[Information supplied]
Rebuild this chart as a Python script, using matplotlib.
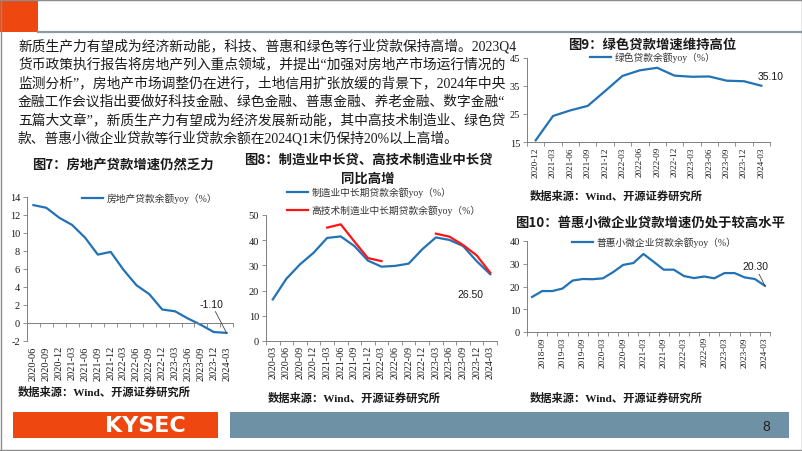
import matplotlib
matplotlib.use('Agg')
import matplotlib.pyplot as plt
import numpy as np
from matplotlib.lines import Line2D
from matplotlib.patches import Rectangle

# ---------------- data ----------------
para_lines = [
    "新质生产力有望成为经济新动能，科技、普惠和绿色等行业贷款保持高增。2023Q4",
    "货币政策执行报告将房地产列入重点领域，并提出“加强对房地产市场运行情况的",
    "监测分析”，房地产市场调整仍在进行，土地信用扩张放缓的背景下，2024年中央",
    "金融工作会议指出要做好科技金融、绿色金融、普惠金融、养老金融、数字金融“",
    "五篇大文章”，新质生产力有望成为经济发展新动能，其中高技术制造业、绿色贷",
    "款、普惠小微企业贷款等行业贷款余额在2024Q1末仍保持20%以上高增。",
]

re_dates = ['2020-06', '2020-09', '2020-12', '2021-03', '2021-06', '2021-09', '2021-12', '2022-03',
            '2022-06', '2022-09', '2022-12', '2023-03', '2023-06', '2023-09', '2023-12', '2024-03']
re_vals = [13.1, 12.8, 11.7, 10.9, 9.5, 7.6, 7.9, 5.9, 4.2, 3.2, 1.5, 1.3, 0.5, -0.2, -1.0, -1.1]

mfg_dates = ['2020-03', '2020-06', '2020-09', '2020-12', '2021-03', '2021-06', '2021-09', '2021-12',
             '2022-03', '2022-06', '2022-09', '2022-12', '2023-03', '2023-06', '2023-09', '2023-12', '2024-03']
mfg_vals = [16.5, 24.7, 30.4, 35.0, 40.9, 41.5, 37.7, 31.9, 29.5, 29.8, 30.7, 36.4, 41.1, 40.1, 37.7, 31.7, 26.5]
hitech_vals = [np.nan, np.nan, np.nan, np.nan, 45.0, 46.3, 39.5, 32.9, 31.7, np.nan, np.nan, np.nan,
               42.6, 41.4, 38.1, 34.0, 27.1]

green_dates = ['2020-12', '2021-03', '2021-06', '2021-09', '2021-12', '2022-03', '2022-06', '2022-09',
               '2022-12', '2023-03', '2023-06', '2023-09', '2023-12', '2024-03']
green_vals = [15.6, 24.3, 26.3, 27.9, 33.2, 38.6, 40.6, 41.5, 38.7, 38.3, 38.4, 36.9, 36.7, 35.1]

inc_dates = ['2018-06', '2018-09', '2018-12', '2019-03', '2019-06', '2019-09', '2019-12', '2020-03',
             '2020-06', '2020-09', '2020-12', '2021-03', '2021-06', '2021-09', '2021-12', '2022-03',
             '2022-06', '2022-09', '2022-12', '2023-03', '2023-06', '2023-09', '2023-12', '2024-03']
inc_vals = [15.4, 18.0, 18.0, 19.1, 22.6, 23.3, 23.2, 23.6, 26.3, 29.5, 30.3, 34.3, 30.9, 27.4, 27.4,
            24.6, 23.7, 24.4, 23.6, 25.9, 25.9, 24.0, 23.3, 20.3]

titles = ["图7：房地产贷款增速仍然乏力",
          "图8：制造业中长贷、高技术制造业中长贷\n同比高增",
          "图9：绿色贷款增速维持高位",
          "图10：普惠小微企业贷款增速仍处于较高水平"]
legend_labels = ["房地产贷款余额yoy（%）", "制造业中长期贷款余额yoy（%）",
                 "高技术制造业中长期贷款余额yoy（%）", "绿色贷款余额yoy（%）",
                 "普惠小微企业贷款余额yoy（%）"]
source_text = "数据来源：Wind、开源证券研究所"

# ---------------- style ----------------
SERIF = ['Liberation Serif', 'Noto Sans CJK SC']
CJK = ['Noto Sans CJK SC', 'Liberation Serif']
SANS = ['Liberation Sans', 'DejaVu Sans']
plt.rcParams['font.family'] = SERIF
plt.rcParams['axes.unicode_minus'] = False

BLUE = '#2272B6'
RED = '#FF1414'
ORANGE = '#EE4710'
BAR = '#6F91A6'
AXC = '#7F7F7F'
TXT = '#1A1A1A'

W, H = 802, 452
fig = plt.figure(figsize=(W / 100, H / 100), dpi=100)


def fx(px):
    return px / W


def fy(py):
    return 1 - py / H


def add_axes(x0, x1, ytop, ybot):
    return fig.add_axes([fx(x0), fy(ybot), fx(x1 - x0), (ybot - ytop) / H])


def style_axes(ax, labels, yticks, start=0, every=1, fs=7, yfs=7.5, hide_bottom_labels=False):
    n = len(labels)
    pos = np.arange(n)
    ax.set_xlim(-0.5, n - 0.5)
    ax.set_ylim(yticks[0], yticks[-1])
    ax.set_yticks(yticks)
    ax.set_yticklabels([str(v) for v in yticks], fontsize=yfs, color=TXT)
    idx = pos[start::every]
    ax.set_xticks(idx)
    if hide_bottom_labels:
        ax.set_xticklabels([])
    else:
        ax.set_xticklabels([labels[i] for i in idx], rotation=90, fontsize=fs, color=TXT)
    ax.set_xticks(np.arange(n + 1) - 0.5, minor=True)
    ax.tick_params(axis='x', which='major', length=0, pad=3)
    ax.tick_params(axis='x', which='minor', length=3, width=0.6, color=AXC, direction='out')
    ax.tick_params(axis='y', length=3, width=0.6, color=AXC, pad=2)
    for s in ['top', 'right']:
        ax.spines[s].set_visible(False)
    for s in ['left', 'bottom']:
        ax.spines[s].set_color(AXC)
        ax.spines[s].set_linewidth(0.7)
    ax.patch.set_alpha(0)
    return pos


def legend_at(handles, labels, x, y, fs=7):
    fig.legend(handles, labels, loc='center left', bbox_to_anchor=(fx(x), fy(y)),
               frameon=False, prop=dict(family=SERIF, size=fs), handlelength=2.2,
               handletextpad=0.3, borderpad=0, borderaxespad=0, labelcolor='#333333')


# ---------------- slide frame ----------------
fig.add_artist(Rectangle((0, fy(33)), fx(38), 33 / H, transform=fig.transFigure,
                         facecolor=ORANGE, edgecolor='none'))
fig.add_artist(Line2D([fx(38), 1], [fy(33), fy(33)], transform=fig.transFigure, color='#8A9AA6', lw=1.6))
fig.add_artist(Line2D([0, 1], [fy(0.5), fy(0.5)], transform=fig.transFigure, color='#8C8C8C', lw=1.0))
fig.add_artist(Line2D([fx(0.5), fx(0.5)], [0, 1], transform=fig.transFigure, color='#8C8C8C', lw=1.0))
fig.add_artist(Line2D([fx(801.5), fx(801.5)], [0, 1], transform=fig.transFigure, color='#8C8C8C', lw=1.0))
fig.add_artist(Line2D([0, 1], [fy(450.5), fy(450.5)], transform=fig.transFigure, color='#8C8C8C', lw=1.0))

# footer
fig.add_artist(Rectangle((fx(13), fy(439)), fx(205), 26 / H, transform=fig.transFigure,
                         facecolor=ORANGE, edgecolor='none'))
fig.add_artist(Rectangle((fx(230), fy(439)), fx(559), 26 / H, transform=fig.transFigure,
                         facecolor=BAR, edgecolor='none'))
fig.text(fx(145), fy(426.5), "KYSEC", ha='center', va='center', color='white',
         fontsize=16, fontweight='bold', family=['DejaVu Sans'])
fig.text(fx(766), fy(427), "8", ha='center', va='center', color='#222222',
         fontsize=10, family=SANS)

# ---------------- paragraph ----------------
para_y = [46, 64.5, 83, 101.5, 120, 138.5]
for line, yy in zip(para_lines, para_y):
    fig.text(fx(18), fy(yy), line, ha='left', va='center', fontsize=9.9, color=TXT, family=SERIF)

# ---------------- chart 7 ----------------
ax7 = add_axes(27, 233, 198, 342)
p7 = style_axes(ax7, re_dates, list(range(-2, 15, 2)), fs=7.5, yfs=7.5, hide_bottom_labels=True)
ax7.spines['bottom'].set_position(('data', 0))
sec7 = ax7.secondary_xaxis('bottom')
sec7.set_xticks(p7)
sec7.set_xticklabels(re_dates, rotation=90, fontsize=7.5, color=TXT)
sec7.tick_params(length=0, pad=3)
sec7.spines['bottom'].set_visible(False)
l7, = ax7.plot(p7, re_vals, color=BLUE, lw=1.6)
ax7.annotate(f"{re_vals[-1]:.2f}", xy=(p7[-1], re_vals[-1]), xytext=(-11, 21),
             textcoords='offset points', ha='center', va='center', fontsize=7.5, family=SANS,
             color=TXT, arrowprops=dict(arrowstyle='-', color='#444444', lw=0.6, shrinkA=0, shrinkB=0))
legend_at([l7], [legend_labels[0]], 82, 199)
fig.text(fx(123), fy(165), titles[0], ha='center', va='center', fontsize=9.6,
         fontweight='bold', family=CJK, color=TXT)
fig.text(fx(18), fy(392), source_text, ha='left', va='center', fontsize=8.1,
         fontweight='bold', family=SERIF, color=TXT)

# ---------------- chart 8 ----------------
ax8 = add_axes(266, 497, 216, 342)
p8 = style_axes(ax8, mfg_dates, list(range(0, 51, 10)), fs=7.2, yfs=7.5)
l8a, = ax8.plot(p8, mfg_vals, color=BLUE, lw=1.6)
l8b, = ax8.plot(p8, hitech_vals, color=RED, lw=1.6)
ax8.annotate(f"{mfg_vals[-1]:.2f}", xy=(p8[-1], mfg_vals[-1]), xytext=(-14, -14),
             textcoords='offset points', ha='center', va='center', fontsize=7.5, family=SANS, color=TXT)
legend_at([l8a], [legend_labels[1]], 287, 193)
legend_at([l8b], [legend_labels[2]], 287, 211)
fig.text(fx(368), fy(169.5), titles[1], ha='center', va='center', fontsize=9.6,
         fontweight='bold', family=CJK, color=TXT, linespacing=1.45)
fig.text(fx(268), fy(398), source_text, ha='left', va='center', fontsize=8.1,
         fontweight='bold', family=SERIF, color=TXT)

# ---------------- chart 9 ----------------
ax9 = add_axes(527, 770, 59, 143)
p9 = style_axes(ax9, green_dates, [15, 25, 35, 45], fs=6.6, yfs=7.5)
l9, = ax9.plot(p9, green_vals, color=BLUE, lw=1.6)
ax9.annotate(f"{green_vals[-1]:.2f}", xy=(p9[-1], green_vals[-1]), xytext=(7, 7),
             textcoords='offset points', ha='center', va='center', fontsize=7.5, family=SANS, color=TXT)
legend_at([l9], [legend_labels[3]], 590, 58)
fig.text(fx(652), fy(45), titles[2], ha='center', va='center', fontsize=9.6,
         fontweight='bold', family=CJK, color=TXT)
fig.text(fx(530), fy(196), source_text, ha='left', va='center', fontsize=8.1,
         fontweight='bold', family=SERIF, color=TXT)

# ---------------- chart 10 ----------------
ax10 = add_axes(527, 770, 242, 333)
p10 = style_axes(ax10, inc_dates, [0, 10, 20, 30, 40], start=1, every=2, fs=6.6, yfs=7.5)
l10, = ax10.plot(p10, inc_vals, color=BLUE, lw=1.6)
ax10.annotate(f"{inc_vals[-1]:.2f}", xy=(p10[-1], inc_vals[-1]), xytext=(-7, 14),
              textcoords='offset points', ha='center', va='center', fontsize=7.5, family=SANS,
              color=TXT, arrowprops=dict(arrowstyle='-', color='#444444', lw=0.6, shrinkA=0, shrinkB=0))
legend_at([l10], [legend_labels[4]], 572, 243)
fig.text(fx(650), fy(223), titles[3], ha='center', va='center', fontsize=9.6,
         fontweight='bold', family=CJK, color=TXT)
fig.text(fx(530), fy(398), source_text, ha='left', va='center', fontsize=8.1,
         fontweight='bold', family=SERIF, color=TXT)

fig.savefig('out.png', dpi=100)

[Your instructions] Starting at the top of the listing above, reproduce each line up to and including the one with "from matplotlib.patches import Rectangle"; omit the pictures.

[Solution for this exercise]
Rebuild this chart as a Python script, using matplotlib.
import matplotlib
matplotlib.use('Agg')
import matplotlib.pyplot as plt
import numpy as np
from matplotlib.lines import Line2D
from matplotlib.patches import Rectangle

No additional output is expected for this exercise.